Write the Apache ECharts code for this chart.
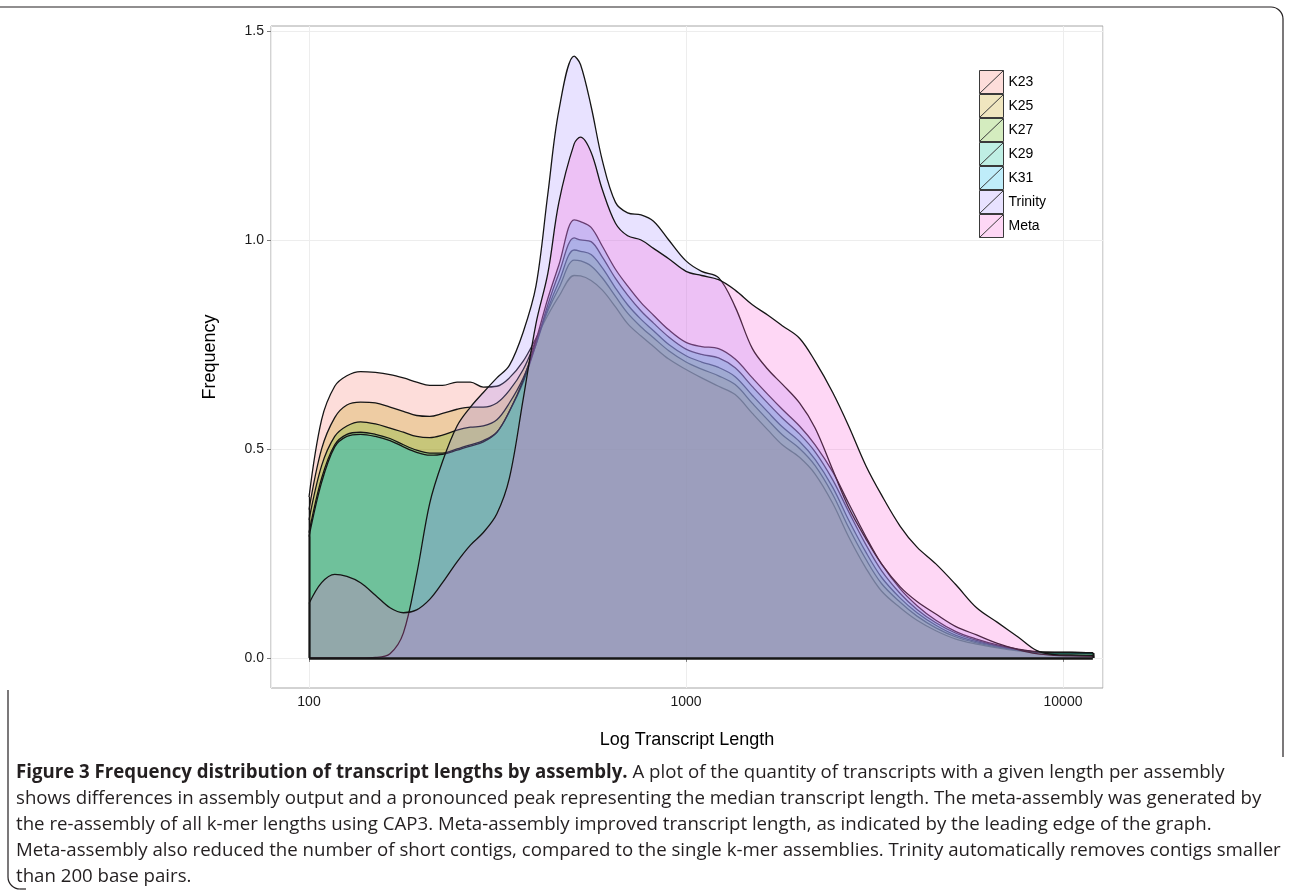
<!DOCTYPE html>
<html><head><meta charset="utf-8">
<script src="https://cdn.jsdelivr.net/npm/echarts@6/dist/echarts.min.js"></script>
<style>html,body{margin:0;padding:0;background:#fff}#c{width:1290px;height:895px}</style>
</head><body><div id="c"></div>
<script>
// ---- data ----
const lengths = [100,108,117,126,137,150,164,178,193,209,226,247,268,290,315,340,370,400,430,460,505,525,560,600,650,700,760,820,900,1000,1100,1220,1350,1500,1650,1800,2000,2200,2450,2700,3000,3300,3700,4100,4600,5200,5900,6700,7600,8500,9500,10500,12000];
const seriesNames = ['K23','K25','K27','K29','K31','Trinity','Meta'];
const k23 = [0.385,0.57,0.65,0.675,0.685,0.683,0.678,0.67,0.66,0.652, 0.652,0.66,0.66,0.648,0.65,0.67,0.71,0.765,0.82,0.865, 0.915,0.914,0.903,0.88,0.84,0.80,0.77,0.745,0.715,0.69, 0.67,0.65,0.63,0.585,0.545,0.51,0.48,0.44,0.37,0.29, 0.215,0.16,0.12,0.09,0.065,0.045,0.033,0.024,0.017,0.013, 0.012,0.012,0.01];
const k25 = [0.355,0.5,0.575,0.605,0.612,0.61,0.60,0.59,0.58,0.578, 0.585,0.595,0.60,0.60,0.61,0.64,0.69,0.76,0.83,0.885, 0.952,0.95,0.938,0.909,0.865,0.825,0.792,0.766,0.735,0.708, 0.691,0.675,0.654,0.609,0.569,0.534,0.501,0.46,0.391,0.312, 0.236,0.178,0.133,0.1,0.072,0.05,0.036,0.026,0.018,0.013, 0.012,0.012,0.011];
const k27 = [0.33,0.46,0.53,0.555,0.565,0.56,0.55,0.54,0.53,0.527, 0.533,0.545,0.552,0.555,0.57,0.61,0.67,0.75,0.835,0.9, 0.976,0.973,0.965,0.933,0.885,0.845,0.81,0.783,0.75,0.723, 0.708,0.695,0.673,0.628,0.588,0.553,0.518,0.475,0.408,0.33, 0.253,0.193,0.143,0.108,0.078,0.054,0.039,0.028,0.019,0.014, 0.013,0.013,0.012];
const k29 = [0.30,0.43,0.51,0.535,0.54,0.535,0.525,0.51,0.497,0.49, 0.49,0.5,0.51,0.52,0.54,0.59,0.66,0.75,0.845,0.92, 1.005,1.0,0.996,0.959,0.908,0.868,0.83,0.801,0.768,0.739, 0.726,0.718,0.694,0.649,0.609,0.574,0.536,0.493,0.426,0.35, 0.271,0.209,0.154,0.116,0.084,0.059,0.042,0.029,0.02,0.014, 0.013,0.013,0.012];
const k31 = [0.29,0.42,0.505,0.53,0.535,0.53,0.52,0.505,0.492,0.485, 0.487,0.497,0.507,0.517,0.54,0.59,0.665,0.76,0.86,0.94, 1.048,1.044,1.03,0.985,0.93,0.89,0.85,0.82,0.785,0.755, 0.745,0.74,0.715,0.67,0.63,0.595,0.555,0.51,0.445,0.37, 0.29,0.225,0.165,0.125,0.09,0.063,0.045,0.031,0.021,0.015, 0.013,0.013,0.012];
const trinity = [0,0,0,0,0,0.001,0.01,0.06,0.2,0.37, 0.47,0.555,0.6,0.635,0.67,0.7,0.78,0.89,1.11,1.31, 1.44,1.42,1.32,1.19,1.09,1.065,1.06,1.045,1.0,0.95, 0.925,0.91,0.84,0.74,0.69,0.655,0.61,0.55,0.45,0.36, 0.285,0.225,0.17,0.135,0.105,0.075,0.055,0.035,0.02,0.01, 0.006,0.005,0.004];
const meta = [0.13,0.18,0.2,0.195,0.18,0.15,0.12,0.108,0.115,0.14, 0.18,0.23,0.27,0.30,0.345,0.43,0.62,0.80,0.92,1.09, 1.23,1.246,1.21,1.12,1.04,1.01,1.0,0.98,0.955,0.925, 0.915,0.905,0.88,0.845,0.82,0.795,0.765,0.71,0.635,0.555, 0.46,0.39,0.315,0.265,0.225,0.175,0.12,0.085,0.05,0.018, 0.008,0.007,0.006];
const yTicks = [0, 0.5, 1.0, 1.5];
const xTitle = 'Log Transcript Length';
const yTitle = 'Frequency';
const captionBold = 'Figure 3 Frequency distribution of transcript lengths by assembly.';
const captionLines = [
  ' A plot of the quantity of transcripts with a given length per assembly',
  'shows differences in assembly output and a pronounced peak representing the median transcript length. The meta-assembly was generated by',
  'the re-assembly of all k-mer lengths using CAP3. Meta-assembly improved transcript length, as indicated by the leading edge of the graph.',
  'Meta-assembly also reduced the number of short contigs, compared to the single k-mer assemblies. Trinity automatically removes contigs smaller',
  'than 200 base pairs.'
];

// ---- styling ----
const colors = ['#F8766D','#C49A00','#53B400','#00C094','#00B6EB','#A58AFF','#FB61D7'];
const ALPHA = 0.25;
function rgba(hex, a){const n=parseInt(hex.slice(1),16);return `rgba(${n>>16&255},${n>>8&255},${n&255},${a})`;}
const valueSets = [k23,k25,k27,k29,k31,trinity,meta];
const L0 = lengths[0], Ln = lengths[lengths.length-1];

const series = seriesNames.map((name,i)=>{
  const vals = valueSets[i];
  const edges = [
    [{coord:[L0,0]},{coord:[L0,vals[0]]}],
    [{coord:[Ln,0]},{coord:[Ln,vals[vals.length-1]]}]
  ];
  if (i === seriesNames.length-1) edges.push([{coord:[L0,0], lineStyle:{width:2.6}},{coord:[Ln,0]}]);
  return {
    name, type:'line', z: 2 + i, data: lengths.map((L,j)=>[L, vals[j]]),
    smooth: 0.35, symbol:'none', showSymbol:false, silent:true,
    itemStyle:{color: rgba(colors[i], ALPHA)},
    lineStyle:{color:'#151515', width:1.3},
    areaStyle:{color: rgba(colors[i], ALPHA), opacity:1},
    emphasis:{disabled:true},
    markLine:{silent:true, z: 20, symbol:'none', label:{show:false}, animation:false,
      lineStyle:{color:'#151515', width:1.3, type:'solid'}, emphasis:{disabled:true}, data: edges}
  };
});

// caption font size fitted to the reference line width
const meas = document.createElement('canvas').getContext('2d');
const capFamily = 'Open Sans';
meas.font = `400 20px "${capFamily}"`;
const capSize = 20 * 1246 / meas.measureText(captionLines[1]).width;

const capGraphics = captionLines.map((t,i)=>({
  type:'text', x:16, y:773 + i*26, silent:true,
  style: i===0 ? {
      text:'{b|'+captionBold+'}'+t,
      rich:{b:{fontWeight:'bold', fontSize:capSize, fontFamily:capFamily, fill:'#231f20'}},
      fontSize:capSize, fontFamily:capFamily, fill:'#231f20', verticalAlign:'middle'
    } : {text:t, fontSize:capSize, fontFamily:capFamily, fill:'#231f20', verticalAlign:'middle'}
}));

const frameStyle = {fill:'none', stroke:'#231f20', lineWidth:1.2};
const frame = [
  {type:'polyline', shape:{points:[[0,7],[1271,7]]}, style:frameStyle, silent:true},
  {type:'arc', shape:{cx:1271, cy:19, r:12, startAngle:-Math.PI/2, endAngle:0, clockwise:true}, style:frameStyle, silent:true},
  {type:'polyline', shape:{points:[[1283,19],[1283,757]]}, style:frameStyle, silent:true},
  {type:'polyline', shape:{points:[[8,690],[8,877]]}, style:frameStyle, silent:true},
  {type:'arc', shape:{cx:20, cy:877, r:12, startAngle:Math.PI/2, endAngle:Math.PI, clockwise:true}, style:frameStyle, silent:true},
  {type:'polyline', shape:{points:[[20,889],[26,889]]}, style:frameStyle, silent:true}
];

const chart = echarts.init(document.getElementById('c'), null, {renderer:'canvas'});
chart.setOption({
  animation:false,
  backgroundColor:'#fff',
  grid:{left:271, right:187, top:26, bottom:207, show:true, borderColor:'#a6a6a6', borderWidth:1, backgroundColor:'#fff'},
  xAxis:{
    type:'log', logBase:10, min:79.28, max:12767,
    axisLine:{show:false},
    axisTick:{show:true, length:4, lineStyle:{color:'#7f7f7f'}},
    axisLabel:{showMinLabel:false, showMaxLabel:false, formatter:v=>String(Math.round(v)), color:'#1a1a1a', fontSize:14, fontFamily:'Liberation Sans', margin:7},
    splitLine:{show:true, lineStyle:{color:'#ededed'}},
    name:xTitle, nameLocation:'middle', nameGap:43,
    nameTextStyle:{fontSize:18, color:'#000', fontFamily:'Liberation Sans'}
  },
  yAxis:{
    type:'value', min:-0.072, max:1.512,
    axisLine:{show:false},
    axisTick:{show:true, length:4, lineStyle:{color:'#7f7f7f'}, customValues:yTicks},
    axisLabel:{customValues:yTicks, formatter:v=>v.toFixed(1), color:'#1a1a1a', fontSize:14, fontFamily:'Liberation Sans', margin:7},
    splitLine:{show:true, lineStyle:{color:'#ededed'}},
    name:yTitle, nameLocation:'middle', nameGap:52,
    nameTextStyle:{fontSize:18, color:'#000', fontFamily:'Liberation Sans'}
  },
  legend:{
    orient:'vertical', left:974, top:65, itemWidth:24, itemHeight:23, itemGap:0,
    icon:'path://M0,0L24,0L24,23L0,23Z M0,23L24,0',
    itemStyle:{borderColor:'#3a3a3a', borderWidth:1},
    textStyle:{fontSize:14, color:'#000', fontFamily:'Liberation Sans'},
    selectedMode:false, data:seriesNames
  },
  series,
  graphic:[...frame, ...capGraphics]
});
</script></body></html>
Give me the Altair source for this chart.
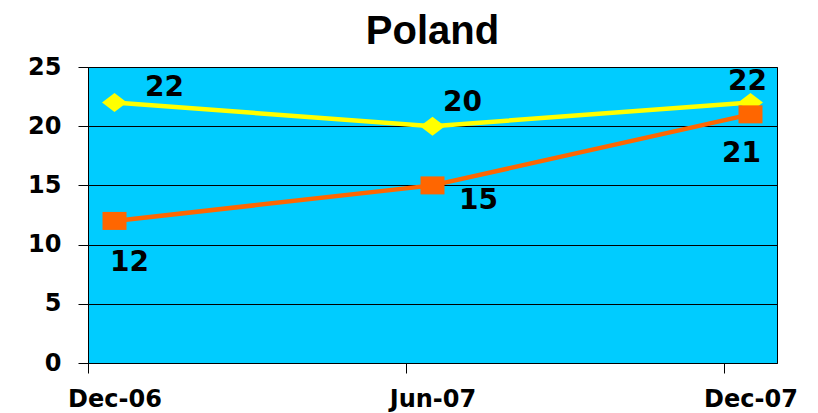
import altair as alt
import pandas as pd

categories = ["Dec-06", "Jun-07", "Dec-07"]
yellow_values = [22, 20, 22]
orange_values = [12, 15, 21]
y_ticks = [0, 5, 10, 15, 20, 25]

dates = pd.to_datetime(categories, format="%b-%y")
months = [(d.year - dates[0].year) * 12 + (d.month - dates[0].month) for d in dates]
span = months[-1] + 1  # monthly slots on the date axis

df = pd.DataFrame({
    "cat": categories,
    "m": [m + 0.5 for m in months],
    "yellow": yellow_values,
    "orange": orange_values,
})

W, H = 689, 296

label_expr = "".join(
    f"datum.value == {m} ? '{c}' : " for m, c in zip(months, categories)
) + "''"

x_enc = alt.X(
    "m:Q",
    scale=alt.Scale(domain=[0, span], nice=False, zero=False),
    axis=alt.Axis(
        values=months, labelExpr=label_expr, title=None, grid=False,
        labelFontSize=24, labelPadding=14, labelOffset=W / span / 2,
        labelAlign="center", labelBaseline="top",
    ),
)
y_axis = alt.Axis(values=y_ticks, title=None, grid=True, labelPadding=17)
y_scale = alt.Scale(domain=[0, 25], nice=False)

base = alt.Chart(df)

diamond = "M-1,0L0,-0.76L1,0L0,0.76Z"
rect = "M-1,-0.75L1,-0.75L1,0.75L-1,0.75Z"

yellow_line = base.mark_line(color="#FFFF00", strokeWidth=4.5).encode(
    x=x_enc, y=alt.Y("yellow:Q", scale=y_scale, axis=y_axis))
yellow_pts = base.mark_point(shape=diamond, size=625, filled=True, color="#FFFF00", opacity=1).encode(
    x=x_enc, y=alt.Y("yellow:Q", scale=y_scale, axis=y_axis))
orange_line = base.mark_line(color="#FF6600", strokeWidth=4.5).encode(
    x=x_enc, y=alt.Y("orange:Q", scale=y_scale, axis=y_axis))
orange_pts = base.mark_point(shape=rect, size=576, filled=True, color="#FF6600", opacity=1).encode(
    x=x_enc, y=alt.Y("orange:Q", scale=y_scale, axis=y_axis))

label_offsets = {
    "yellow": [(50, -15), (30, -23), (-3, -21)],
    "orange": [(15, 42), (46, 16), (-9, 40)],
}
labels = []
for series, offs in label_offsets.items():
    for cat, (dx, dy) in zip(categories, offs):
        labels.append(
            base.transform_filter(alt.datum.cat == cat)
            .mark_text(dx=dx, dy=dy, font="DejaVu Sans", fontSize=28, fontWeight="bold",
                       color="black", align="center", baseline="middle")
            .encode(x=x_enc, y=alt.Y(f"{series}:Q", scale=y_scale, axis=y_axis),
                    text=alt.Text(f"{series}:Q"))
        )

chart = alt.layer(yellow_line, yellow_pts, orange_line, orange_pts, *labels).properties(
    width=W, height=H,
    title=alt.TitleParams("Poland", font="Liberation Sans", fontSize=40, fontWeight="bold",
                          color="black", offset=3, anchor="middle"),
    autosize=alt.AutoSizeParams(type="none"),
    padding={"left": 80, "top": 59, "right": 30, "bottom": 49},
).configure_view(
    fill="#00CCFF", stroke="black", strokeWidth=1
).configure_axis(
    labelFont="DejaVu Sans", labelFontWeight="bold", labelFontSize=24, labelColor="black",
    domainColor="black", domainWidth=1, tickColor="black", tickSize=10, tickWidth=1,
    gridColor="black", gridWidth=1, gridOpacity=1,
)

chart.save("out.html", embed_options={"renderer": "svg", "actions": False})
-----
**THE EXERCISE**
Take the stretch from the line containing "Give me the Altair source for this chart." through the line containing "span = months[-1]" and reproduce it exactly, both ends included. Omit the pictures.

**TASK RESULT**
Give me the Altair source for this chart.
import altair as alt
import pandas as pd

categories = ["Dec-06", "Jun-07", "Dec-07"]
yellow_values = [22, 20, 22]
orange_values = [12, 15, 21]
y_ticks = [0, 5, 10, 15, 20, 25]

dates = pd.to_datetime(categories, format="%b-%y")
months = [(d.year - dates[0].year) * 12 + (d.month - dates[0].month) for d in dates]
span = months[-1] + 1  # monthly slots on the date axis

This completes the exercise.